As one of the matrons of honor in my friend Kristen’s wedding, I gave a toast. Those who know me well (or those who were in the same classes as me in school) know that I loathe public speaking. There’s a famous quotation out there about people fearing public speaking more than death. While I wouldn’t go that far, my pulse definitely spikes and my legs start trembling about 10 minutes before I get up in front of the crowd.
Due to that, and also due to my feeling that toasts tend to go on longer than they should, I kept it short and sweet. Much shorter than I planned, actually, as I felt myself heading into the “sobbing and babbling” territory of the toast much more quickly than I expected and cut it off early, ending with something like, “She’s the sweetest girl I know, so Richard, treat her right or I’ll kill you.”
So here’s what I would’ve said if I had endless time, and more emotional fortitude.
Kristen held me together more times than I can count. She let me sob for endless hours on the couch next to her, about some boy that she didn’t even think I should’ve dated in the first place, and never once told me “I told you so.” Years later, when I was sobbing about a totally different boy on the phone, she said, “I’m sorry, I really can’t help you with your junk right this second because I’ve got junk of my own. Can we talk about mine for a few minutes?” I just about died laughing, and it pulled me out of my multi-day funk. Everyone needs a good friend who will call them out every once in awhile, one who knows when to be honest and when to silently be there as a shoulder to cry on. Kristen’s mine.
She singlehandedly got me through Accounting 327, which allowed me to become an accountant. I’m not sure if I should thank her for that or not, but seeing as I met my husband in our upper-level accounting classes, I’m going to say it was a good thing.
When I had a completely fried brain and couldn’t study any longer, she set her books aside as well and went on a journey with me to jump into every. single. fountain on A&M’s campus at 3 am. Why? Who knows. It seemed like a good idea at the time.
After we graduated, I was afraid that we’d lose touch, since I was moving to Dallas to join the CPA world and she was moving to San Antonio to attend dental school. But despite our different lives, Kristen always found time to talk, to try to explain complicated dental stuff to me while I whined about my lack of a social life as Big 4 staff.
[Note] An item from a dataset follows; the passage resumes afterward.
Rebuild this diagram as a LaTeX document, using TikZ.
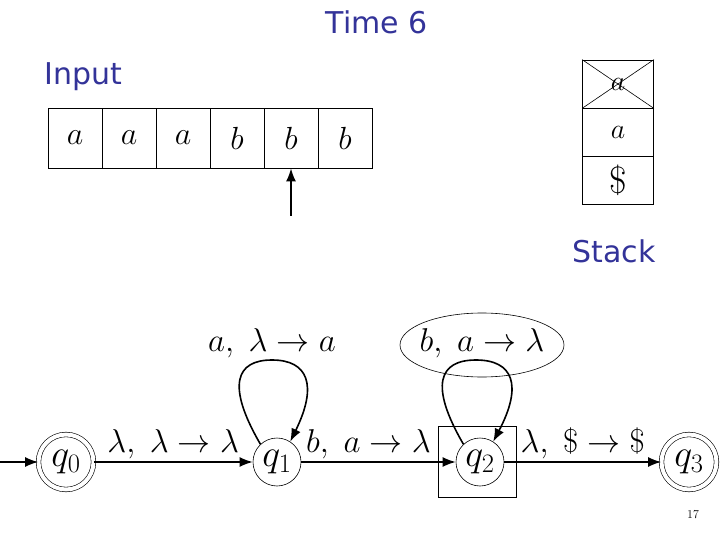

She managed to come to my bachelorette party even though she had just completed dental school and probably would have liked to sleep for a few weeks to recover from her final exams and boards. She came to my wedding and made me giggle endlessly while getting ready, keeping me from stressing out.
When I moved to Budapest, she was one of my first Skype dates, and she regularly sends me little e-mails to let me know she’s thinking of me. Every time I see her name pop up in my inbox, I smile.
I love you, sweet friend. You made a beautiful bride, and I am so, so happy for you.